# Code stored even after check engine light goes off ?



## drock (Apr 18, 2004)

My 95 Sentra has been hitting check engine light after every 300-600 miles for the last 3/4 months. Once it went off automatically after 2/3 days of driving, and rest of the times just I reset the battery to turn it off. I once pulled two codes, P0505 IAC malfunction, P0136 O2 sensor but didn't have the money to fix it at that time. Plus, my idle was just fine.. and car runs great.. But now, after getting stuck with that light so many times, last week when the light came on, I made an appointment with a good mechanic to do a proper diagnosis of the problem... Tomorrow is the appointment date, and the damn light has disappeared tonight.. while I was driving.. in front of my eyes !! 

Now, - can anyone pls tell me whether the code is still stored in the computer now ? - Cause if the code is stored, I might still do the diagnosis..I'm sure that light will come back!

The light generally comes back when I'm driving uphill, or need some power.. but can't get any.
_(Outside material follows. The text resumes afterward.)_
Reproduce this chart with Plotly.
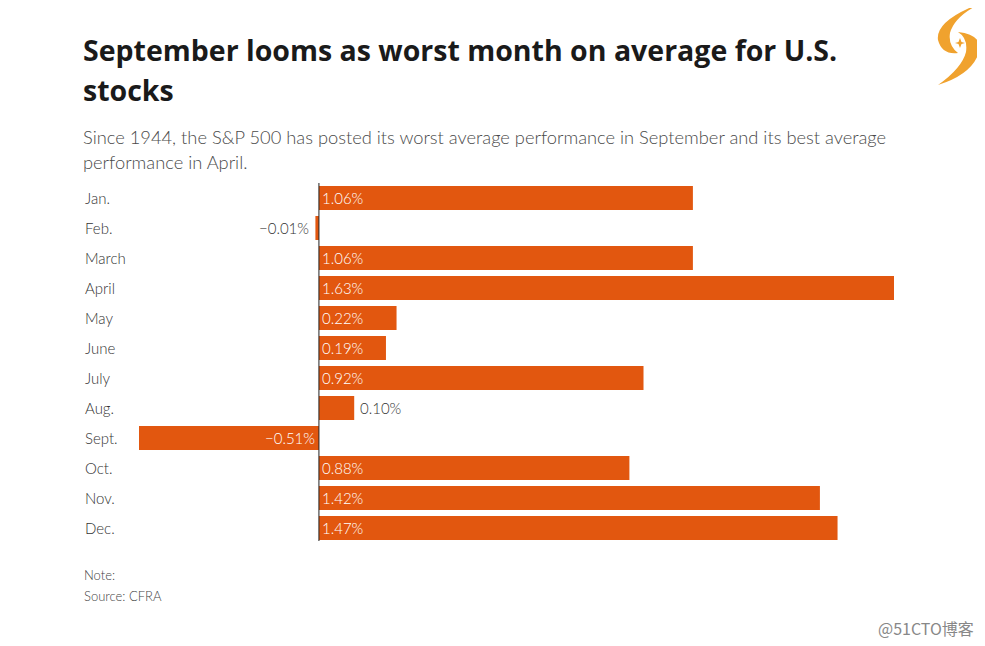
import plotly.graph_objects as go

months = ["Jan.", "Feb.", "March", "April", "May", "June", "July", "Aug.", "Sept.", "Oct.", "Nov.", "Dec."]
values = [1.06, -0.01, 1.06, 1.63, 0.22, 0.19, 0.92, 0.10, -0.51, 0.88, 1.42, 1.47]
labels = ["1.06%", "−0.01%", "1.06%", "1.63%", "0.22%", "0.19%", "0.92%", "0.10%", "−0.51%", "0.88%", "1.42%", "1.47%"]

OFF = 8  # default body margin of the page
W, H = 985 - OFF, 646 - OFF
SX0, SX1, SY0, SY1 = 139, 894, 183, 543
L, R, T, B = SX0 - OFF, W - (SX1 - OFF), SY0 - OFF, H - (SY1 - OFF)
PW, PH = W - L - R, H - T - B

BAR = "#E2570F"
FONT = "Lato"

def px(x):
    return (x - OFF - L) / PW

def py(y):
    return (H - B - (y - OFF)) / PH

fig = go.Figure()
fig.add_trace(go.Bar(
    x=values, y=months, orientation="h",
    marker=dict(color=BAR, line=dict(width=0)),
    width=0.8, hoverinfo="skip",
))

LF = dict(family=FONT, size=15, color="#333", weight=300)
WF = dict(family=FONT, size=15, color="white", weight=300)

annotations = []
for m, v, lab in zip(months, values, labels):
    annotations.append(dict(x=px(83), xref="paper", y=m, yref="y", text=m,
                            xanchor="left", showarrow=False, font=LF))
    if v >= 0.15:
        annotations.append(dict(x=0, y=m, text=lab, xanchor="left", xshift=1, showarrow=False, font=WF))
    elif v > 0:
        annotations.append(dict(x=v, y=m, text=lab, xanchor="left", xshift=4, showarrow=False, font=LF))
    elif v > -0.1:
        annotations.append(dict(x=v, y=m, text=lab, xanchor="right", xshift=-4, showarrow=False, font=LF))
    else:
        annotations.append(dict(x=0, y=m, text=lab, xanchor="right", xshift=-2, showarrow=False, font=WF))

TF = dict(family="Open Sans", size=28.5, color="#1a1a1a", weight=700)
SF = dict(family=FONT, size=18.3, color="#4a4a4a", weight=300)
NF = dict(family=FONT, size=13, color="#444", weight=300)

def txt(x, y, s, f, anchor="middle", xa="left"):
    return dict(x=px(x), xref="paper", y=py(y), yref="paper", yanchor=anchor, xanchor=xa,
                align="left", showarrow=False, text=s, font=f)

annotations += [
    txt(81, 50, "September looms as worst month on average for U.S.", TF),
    txt(81, 90, "stocks", TF),
    txt(81, 137, "Since 1944, the S&P 500 has posted its worst average performance in September and its best average", SF),
    txt(81, 162, "performance in April.", SF),
    txt(82, 575, "Note:", NF),
    txt(82, 596, "Source: CFRA", NF),
    txt(976, 628, "@51CTO博客", dict(family="Noto Sans CJK SC", size=16, color="#888"), xa="right"),
]

def P(x, y):
    return f"{px(x):.5f},{py(y):.5f}"

logo_top = f"M {P(984,2)} Q {P(935,20)} {P(938,40)} Q {P(942,55)} {P(958,53)} Q {P(948,45)} {P(950,33)} Q {P(955,15)} {P(984,2)} Z"
logo_bot = f"M {P(958,32)} Q {P(985,35)} {P(978,55)} Q {P(970,75)} {P(938,85)} Q {P(962,68)} {P(966,52)} Q {P(968,38)} {P(958,32)} Z"
star = f"M {P(960,38)} L {P(961.5,42)} L {P(965,43)} L {P(961.5,44)} L {P(960,48)} L {P(958.5,44)} L {P(955,43)} L {P(958.5,42)} Z"

shapes = [
    dict(type="line", xref="x", yref="paper", x0=0, x1=0, y0=py(183), y1=py(541),
         line=dict(color="#222", width=1)),
    dict(type="path", xref="paper", yref="paper", path=logo_top, fillcolor="#F0A22E", line=dict(width=0)),
    dict(type="path", xref="paper", yref="paper", path=logo_bot, fillcolor="#F0A22E", line=dict(width=0)),
    dict(type="path", xref="paper", yref="paper", path=star, fillcolor="#F0A22E", line=dict(width=0)),
]

fig.update_layout(
    width=W, height=H,
    margin=dict(l=L, r=R, t=T, b=B, autoexpand=False),
    paper_bgcolor="white", plot_bgcolor="white",
    showlegend=False,
    xaxis=dict(range=[-0.51, 1.63], visible=False, fixedrange=True),
    yaxis=dict(categoryorder="array", categoryarray=months, autorange="reversed",
               visible=False, fixedrange=True),
    bargap=0.2,
    annotations=annotations,
    shapes=shapes,
)

fig.write_html("out.html")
BTW - I just did an alignment and wheel balancing yesterday..but I am sure that it has no reason to fix the CEL off..

Thanks !!


----------



## MagicPie (Jun 23, 2004)

something has to happen three time before the light comes on it will store a error that occur but not enough times to trigger the light so unless the ecu was reset it should still have the code


----------



## drock (Apr 18, 2004)

MagicPie said:


> something has to happen three time before the light comes on it will store a error that occur but not enough times to trigger the light so unless the ecu was reset it should still have the code


Thanks! Well, yes I know that 3 times thing.. but my question is that "something" must have happened to turn off the light (cause I didn't reset the ECU).. now, did it remove the code too alongwith the light ?


----------



## lshadoff (Nov 26, 2002)

From the B14 FSM:









Lew


----------



## drock (Apr 18, 2004)

Ishadoff !! Great Info ! Thanks a lot... 

So that means, the code is still there in the ECU.. hmm..


----------



## payk (May 5, 2004)

go to autozone borrow a code reader 
then read the codes yourself
no need to waste money on an easy diy thing 
its really just plug and play

save the diagnostic money for a new o2 sensor


----------



## Shawn (Sep 18, 2002)

^Or you could just tap into the ECU and check it yourself, with a screw driver.


----------



## sentravis (Jul 7, 2002)

Shawn said:


> ^Or you could just tap into the ECU and check it yourself, with a screw driver.


Im trying to look for this post on which way to turn that screw and instructions.. where is it!? Thanks.


----------



## Shawn (Sep 18, 2002)

1999GXE1.6 said:


> Im trying to look for this post on which way to turn that screw and instructions.. where is it!? Thanks.


http://www.sentra.net/tech/ecu.php?S=6c8efa584e63b9e0b5fcf0b725d25c94

Here you go man.


----------



## sentravis (Jul 7, 2002)

your a lifesaver THANK YOU!


----------